Data, Facts, Messages, and Ambiguity
Extracted from Business Knowledge Messaging: How to Avoid Business Miscommunication, by Ronald G. Ross, 2022. https://brsolutions.com/business-knowledge-messaging.html
Suppose I ask you for an example of a city. You respond with "Utrecht." I trust you, so I accept Utrecht as a city. Because my memory is bad, I put it in a database for safekeeping. What just happened?
We had an exchange of messages, of course. This exchange might have been in-person or digital, no matter. Now I have the piece of data in my database 'Utrecht'.
More precisely, I have the datum 'Utrecht' in my database. I have other cities represented there too, including 'New York', 'Tokyo', 'Singapore', etc. Each one of those is a datum too. Collectively, they add up to data (plural).
When I put 'Utrecht' in my database, I obviously didn't put in the real city (way too big to fit). I put in just the name of the city, the character string that acts as a signifier for the real city.
How should I interpret that datum? I originally asked for an example of a city. You sent me back "Utrecht." So actually, your message can be properly interpreted as "Utrecht is an example of a city." In other words, you sent me a fact, even though your message wasn't a complete sentence.
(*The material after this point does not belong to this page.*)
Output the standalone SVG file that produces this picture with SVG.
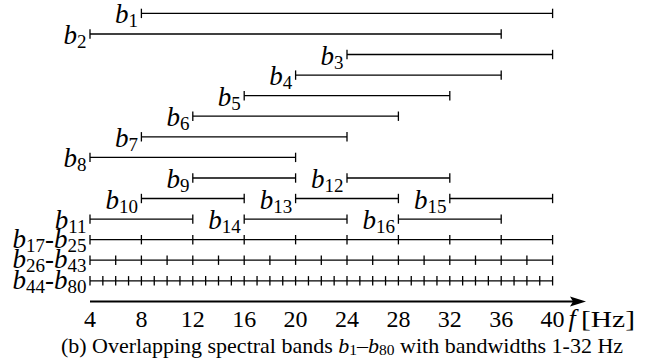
<svg xmlns="http://www.w3.org/2000/svg" width="651" height="358" viewBox="0 0 651 358">
<style>
.ln{stroke:#000;stroke-width:1.3;fill:none;marker-start:url(#bar);marker-end:url(#bar)}
.tk{stroke:#000;stroke-width:1.3;fill:none;marker-start:url(#bar);marker-mid:url(#bar);marker-end:url(#bar)}
text{font-family:"Liberation Serif","DejaVu Serif",serif}
.lb{font-size:27px;fill:#000;text-anchor:end}
.i{font-style:italic}
.s{font-size:19px}
.ax{font-size:24px;fill:#000;text-anchor:middle}
.cap{font-size:22px;fill:#000;text-anchor:middle}
.cs{font-size:15.5px}
</style>
<defs>
<marker id="bar" markerUnits="userSpaceOnUse" markerWidth="4" markerHeight="12" viewBox="-2 -6 4 12" refX="0" refY="0" orient="0" overflow="visible">
<path d="M0 -4.7V4.7" stroke="#000" stroke-width="1.3"/>
</marker>
</defs>
<g id="bands">
<g id="b1"><path class="ln" d="M141.4 13.4H552.6"/><text class="lb" x="138" y="23.4"><tspan class="i">b</tspan><tspan class="s" dy="4">1</tspan></text></g>
<g id="b2"><path class="ln" d="M90 34H501.2"/><text class="lb" x="86.6" y="44"><tspan class="i">b</tspan><tspan class="s" dy="4">2</tspan></text></g>
<g id="b3"><path class="ln" d="M347 54.5H552.6"/><text class="lb" x="343.6" y="64.5"><tspan class="i">b</tspan><tspan class="s" dy="4">3</tspan></text></g>
<g id="b4"><path class="ln" d="M295.6 75.1H501.2"/><text class="lb" x="292.2" y="85.1"><tspan class="i">b</tspan><tspan class="s" dy="4">4</tspan></text></g>
<g id="b5"><path class="ln" d="M244.2 95.7H449.8"/><text class="lb" x="240.8" y="105.7"><tspan class="i">b</tspan><tspan class="s" dy="4">5</tspan></text></g>
<g id="b6"><path class="ln" d="M192.8 116.2H398.4"/><text class="lb" x="189.4" y="126.2"><tspan class="i">b</tspan><tspan class="s" dy="4">6</tspan></text></g>
<g id="b7"><path class="ln" d="M141.4 136.8H347"/><text class="lb" x="138" y="146.8"><tspan class="i">b</tspan><tspan class="s" dy="4">7</tspan></text></g>
<g id="b8"><path class="ln" d="M90 157.4H295.6"/><text class="lb" x="86.6" y="167.4"><tspan class="i">b</tspan><tspan class="s" dy="4">8</tspan></text></g>
<g id="b9"><path class="ln" d="M192.8 178H295.6"/><text class="lb" x="189.4" y="188"><tspan class="i">b</tspan><tspan class="s" dy="4">9</tspan></text></g>
<g id="b12"><path class="ln" d="M347 178H449.8"/><text class="lb" x="343.6" y="188"><tspan class="i">b</tspan><tspan class="s" dy="4">12</tspan></text></g>
<g id="b10"><path class="ln" d="M141.4 198.5H244.2"/><text class="lb" x="138" y="208.5"><tspan class="i">b</tspan><tspan class="s" dy="4">10</tspan></text></g>
<g id="b13"><path class="ln" d="M295.6 198.5H398.4"/><text class="lb" x="292.2" y="208.5"><tspan class="i">b</tspan><tspan class="s" dy="4">13</tspan></text></g>
<g id="b15"><path class="ln" d="M449.8 198.5H552.6"/><text class="lb" x="446.4" y="208.5"><tspan class="i">b</tspan><tspan class="s" dy="4">15</tspan></text></g>
<g id="b11"><path class="ln" d="M90 219.1H192.8"/><text class="lb" x="86.6" y="228.8"><tspan class="i">b</tspan><tspan class="s" dy="4">11</tspan></text></g>
<g id="b14"><path class="ln" d="M244.2 219.1H347"/><text class="lb" x="240.8" y="229.1"><tspan class="i">b</tspan><tspan class="s" dy="4">14</tspan></text></g>
<g id="b16"><path class="ln" d="M398.4 219.1H501.2"/><text class="lb" x="395" y="229.1"><tspan class="i">b</tspan><tspan class="s" dy="4">16</tspan></text></g>
<g id="b17-b25"><polyline class="tk" points="90,239.7 141.4,239.7 192.8,239.7 244.2,239.7 295.6,239.7 347,239.7 398.4,239.7 449.8,239.7 501.2,239.7 552.6,239.7"/><text class="lb" x="86.6" y="247.8"><tspan class="i">b</tspan><tspan class="s" dy="4">17</tspan><tspan dy="-4">-</tspan><tspan class="i">b</tspan><tspan class="s" dy="4">25</tspan></text></g>
<g id="b26-b43"><polyline class="tk" points="90,260.2 115.7,260.2 141.4,260.2 167.1,260.2 192.8,260.2 218.5,260.2 244.2,260.2 269.9,260.2 295.6,260.2 321.3,260.2 347,260.2 372.7,260.2 398.4,260.2 424.1,260.2 449.8,260.2 475.5,260.2 501.2,260.2 526.9,260.2 552.6,260.2"/><text class="lb" x="86.6" y="268.3"><tspan class="i">b</tspan><tspan class="s" dy="4">26</tspan><tspan dy="-4">-</tspan><tspan class="i">b</tspan><tspan class="s" dy="4">43</tspan></text></g>
<g id="b44-b80"><polyline class="tk" points="90,280.8 102.85,280.8 115.7,280.8 128.55,280.8 141.4,280.8 154.25,280.8 167.1,280.8 179.95,280.8 192.8,280.8 205.65,280.8 218.5,280.8 231.35,280.8 244.2,280.8 257.05,280.8 269.9,280.8 282.75,280.8 295.6,280.8 308.45,280.8 321.3,280.8 334.15,280.8 347,280.8 359.85,280.8 372.7,280.8 385.55,280.8 398.4,280.8 411.25,280.8 424.1,280.8 436.95,280.8 449.8,280.8 462.65,280.8 475.5,280.8 488.35,280.8 501.2,280.8 514.05,280.8 526.9,280.8 539.75,280.8 552.6,280.8"/><text class="lb" x="86.6" y="288.9"><tspan class="i">b</tspan><tspan class="s" dy="4">44</tspan><tspan dy="-4">-</tspan><tspan class="i">b</tspan><tspan class="s" dy="4">80</tspan></text></g>
</g>
<g id="axis">
<path d="M90 301.5H573" stroke="#000" stroke-width="1.8" fill="none"/>
<path d="M586 301.5L570 296.5L573 301.5L570 306.5Z" fill="#000"/>
<g class="ax">
<text x="90" y="327.3">4</text><text x="141.4" y="327.3">8</text><text x="192.8" y="327.3">12</text><text x="244.2" y="327.3">16</text><text x="295.6" y="327.3">20</text><text x="347" y="327.3">24</text><text x="398.4" y="327.3">28</text><text x="449.8" y="327.3">32</text><text x="501.2" y="327.3">36</text><text x="552.6" y="327.3">40</text>
</g>
<text class="ax i" x="568.5" y="327.3" style="text-anchor:start;font-size:26px">f</text>
<text class="ax" x="581" y="327.3" style="text-anchor:start" textLength="54" lengthAdjust="spacingAndGlyphs">[Hz]</text>
</g>
<text class="cap" x="342" y="352.5">(b) Overlapping spectral bands <tspan class="i">b</tspan><tspan class="cs" dy="2.5">1</tspan><tspan dy="-2.5">–</tspan><tspan class="i">b</tspan><tspan class="cs" dy="2.5">80</tspan><tspan dy="-2.5"> with bandwidths 1-32 Hz</tspan></text>
</svg>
How then should I interpret 'Utrecht' in my database? It's actually a representation of that original fact, in shorthand form, inserted into the database to assist my memory.
What's the bottom line? You should think of every datum in every cell of every database table as representing some fact (many more complicated than this one). Data is not just data; each datum represents a fact — in other words, knowledge. Each datum is a message to people in the future about some aspect of business knowledge.
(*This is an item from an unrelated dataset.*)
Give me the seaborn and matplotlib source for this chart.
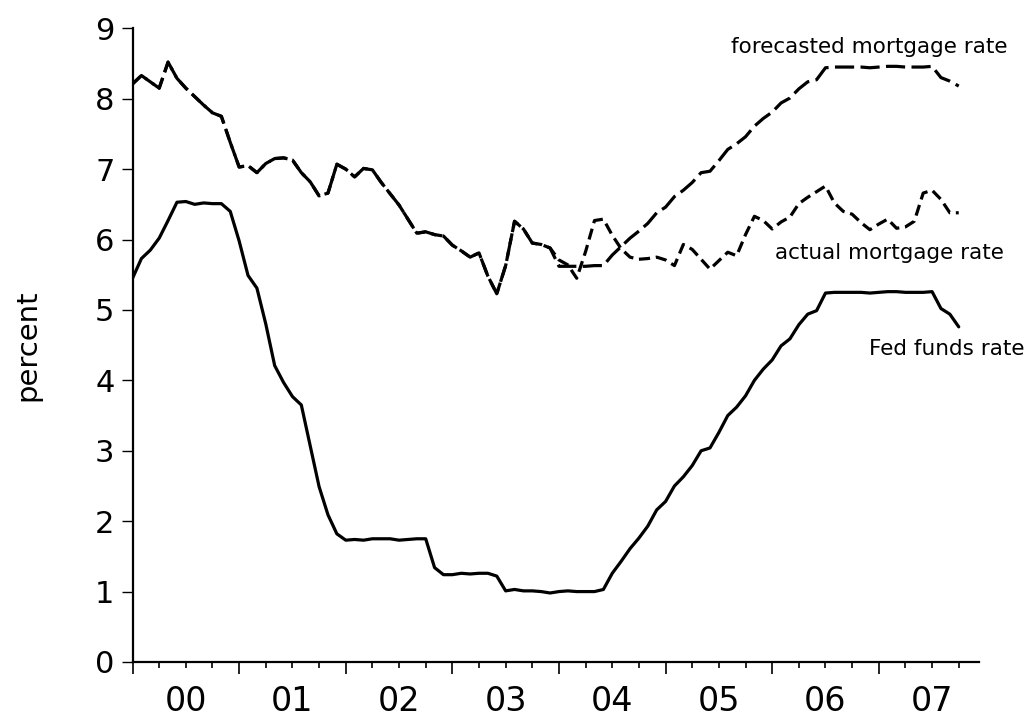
import numpy as np
import pandas as pd
import matplotlib
matplotlib.use("Agg")
import matplotlib.pyplot as plt
from matplotlib.ticker import FixedLocator, FuncFormatter
import seaborn as sns

# monthly observations 2000M1 .. 2007M10
months = pd.period_range("2000-01", "2007-10", freq="M")

fed_funds = [
    5.45, 5.73, 5.85, 6.02, 6.27, 6.53, 6.54, 6.50, 6.52, 6.51, 6.51, 6.40,
    5.98, 5.49, 5.31, 4.80, 4.21, 3.97, 3.77, 3.65, 3.07, 2.49, 2.09, 1.82,
    1.73, 1.74, 1.73, 1.75, 1.75, 1.75, 1.73, 1.74, 1.75, 1.75, 1.34, 1.24,
    1.24, 1.26, 1.25, 1.26, 1.26, 1.22, 1.01, 1.03, 1.01, 1.01, 1.00, 0.98,
    1.00, 1.01, 1.00, 1.00, 1.00, 1.03, 1.26, 1.43, 1.61, 1.76, 1.93, 2.16,
    2.28, 2.50, 2.63, 2.79, 3.00, 3.04, 3.26, 3.50, 3.62, 3.78, 4.00, 4.16,
    4.29, 4.49, 4.59, 4.79, 4.94, 4.99, 5.24, 5.25, 5.25, 5.25, 5.25, 5.24,
    5.25, 5.26, 5.26, 5.25, 5.25, 5.25, 5.26, 5.02, 4.94, 4.76,
]

actual_mortgage = [
    8.21, 8.33, 8.24, 8.15, 8.52, 8.29, 8.15, 8.03, 7.91, 7.80, 7.75, 7.38,
    7.03, 7.05, 6.95, 7.08, 7.15, 7.16, 7.13, 6.95, 6.82, 6.62, 6.66, 7.07,
    7.00, 6.89, 7.01, 6.99, 6.81, 6.65, 6.49, 6.29, 6.09, 6.11, 6.07, 6.05,
    5.92, 5.84, 5.75, 5.81, 5.48, 5.23, 5.63, 6.26, 6.15, 5.95, 5.93, 5.88,
    5.71, 5.64, 5.45, 5.83, 6.27, 6.29, 6.06, 5.87, 5.75, 5.72, 5.73, 5.75,
    5.71, 5.63, 5.93, 5.86, 5.72, 5.58, 5.70, 5.82, 5.77, 6.07, 6.33, 6.27,
    6.15, 6.25, 6.32, 6.51, 6.60, 6.68, 6.76, 6.52, 6.40, 6.36, 6.24, 6.14,
    6.22, 6.29, 6.16, 6.18, 6.26, 6.66, 6.70, 6.57, 6.38, 6.38,
]

# forecast coincides with the actual rate through 2003M12, then 2004M1 onward:
forecast_from_2004 = [
    5.62, 5.62, 5.62, 5.62, 5.63, 5.63, 5.78, 5.90, 6.02, 6.12, 6.23, 6.38,
    6.46, 6.61, 6.70, 6.81, 6.95, 6.97, 7.12, 7.28, 7.36, 7.46, 7.61, 7.72,
    7.81, 7.94, 8.01, 8.14, 8.24, 8.27, 8.44, 8.45, 8.45, 8.45, 8.45, 8.44,
    8.45, 8.46, 8.46, 8.45, 8.45, 8.45, 8.46, 8.30, 8.25, 8.18,
]
forecast_mortgage = actual_mortgage[:48] + forecast_from_2004

year_labels = ["00", "01", "02", "03", "04", "05", "06", "07"]

# fractional year for each month
t = months.year + (months.month - 1) / 12.0

df = pd.concat([
    pd.DataFrame({"t": t, "rate": forecast_mortgage, "series": "forecasted"}),
    pd.DataFrame({"t": t, "rate": actual_mortgage, "series": "actual"}),
    pd.DataFrame({"t": t, "rate": fed_funds, "series": "fed"}),
], ignore_index=True)

sns.set_style("ticks")
plt.rcParams["font.family"] = ["DejaVu Sans"]
plt.rcParams["text.color"] = "black"
plt.rcParams["axes.labelcolor"] = "black"
plt.rcParams["xtick.color"] = "black"
plt.rcParams["ytick.color"] = "black"

fig = plt.figure(figsize=(10.29, 7.19), dpi=100)
ax = fig.add_axes([0.1288, 0.0793, 0.8226, 0.8813])

sns.lineplot(
    data=df, x="t", y="rate",
    style="series",
    style_order=["forecasted", "actual", "fed"],
    dashes={"forecasted": (6, 2), "actual": (3.5, 1.8), "fed": ""},
    color="black", linewidth=2.3,
    estimator=None, sort=False, legend=False, ax=ax,
)

ax.set_xlim(2000, 2007.94)
ax.set_ylim(0, 9)

for side in ["top", "right"]:
    ax.spines[side].set_visible(False)
for side in ["left", "bottom"]:
    ax.spines[side].set_linewidth(1.6)
    ax.spines[side].set_color("black")

# year boundaries (long ticks), quarters (short ticks), labels at mid-year
first_year = int(months.year.min())
n_years = len(year_labels)
ax.set_xticks([first_year + k for k in range(n_years)])
ax.set_xticklabels([])
ax.xaxis.set_minor_locator(FixedLocator(
    [first_year + k + q for k in range(n_years) for q in (0.25, 0.5, 0.75)]))


def mid_year_label(x, pos):
    k = x - first_year - 0.5
    if abs(k - round(k)) < 1e-6 and 0 <= round(k) < n_years:
        return year_labels[int(round(k))]
    return ""


ax.xaxis.set_minor_formatter(FuncFormatter(mid_year_label))
ax.tick_params(axis="x", which="major", direction="out", length=8.6, width=1.2)
ax.tick_params(axis="x", which="minor", direction="out", length=4.3, width=1.2,
               pad=12, labelsize=24)

ax.set_yticks(range(10))
ax.tick_params(axis="y", direction="out", length=8, width=1.0, pad=5,
               labelsize=22)

ax.set_xlabel("")
ax.set_ylabel("percent", fontsize=21)
ax.yaxis.set_label_coords(-0.1073, 0.5)

ax.text(2006.91, 8.65, "forecasted mortgage rate", ha="center", va="baseline", fontsize=15.5)
ax.text(2007.10, 5.73, "actual mortgage rate", ha="center", va="baseline", fontsize=15.5)
ax.text(2007.64, 4.36, "Fed funds rate", ha="center", va="baseline", fontsize=15.5)

fig.savefig("out.png", dpi=100)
How Ambiguity Arises in Data
The fundamental problem with the data in database tables (aka structured data) is that it has essentially been stripped bare of almost all grammatical conventions. Witness 'Utrecht' above. What problems can that cause?
Consider the simple example in Figure 1. Let's try to reconstruct the meaning of the messages from just what we see in the data.
Figure 1. Example of Structured Data
Consider the first row in the table. Exactly what facts does it represent? Let's try to express it as a sentence.
Proposed Fact: The order having the id 20680 was placed by C who has something to do with the city Utrecht …
But what does 'C' have to do with the city 'Utrecht'?
- Does C reside in Utrecht?
- Did C place the order in Utrecht?
- Does C want the order to be shipped to Utrecht?
We get stuck right off.
Actually, the situation is even worse than that. The proposed fact already assumes the connection between the order #20680 and C is 'was placed by'. Did you catch that? How can we be 100% sure that's the intended meaning? We can't! We're just guessing.
The rows of data in this database table are simply not very well-formed messages. Reverse-engineering the intended facts requires making assumptions. Ambiguity lurks; miscommunication and misuse will ensue. Have pity on the recipients of formal messages.
Yes, better labels for the columns in this table could help eliminate some of the guesswork. Improvements for the purpose of better data design, however, can never eliminate all the potential ambiguities for messaging. And they won't even touch the larger problem of better messaging about business knowledge across the entire business.
What can you do? A fundamental step is creating a blueprint for the underlying knowledge, which we call a concept model (structured business vocabulary). A concept model supports formal business messaging of all forms, including structured data, by providing wordings for the verbs you need to create complete, coherent sentences.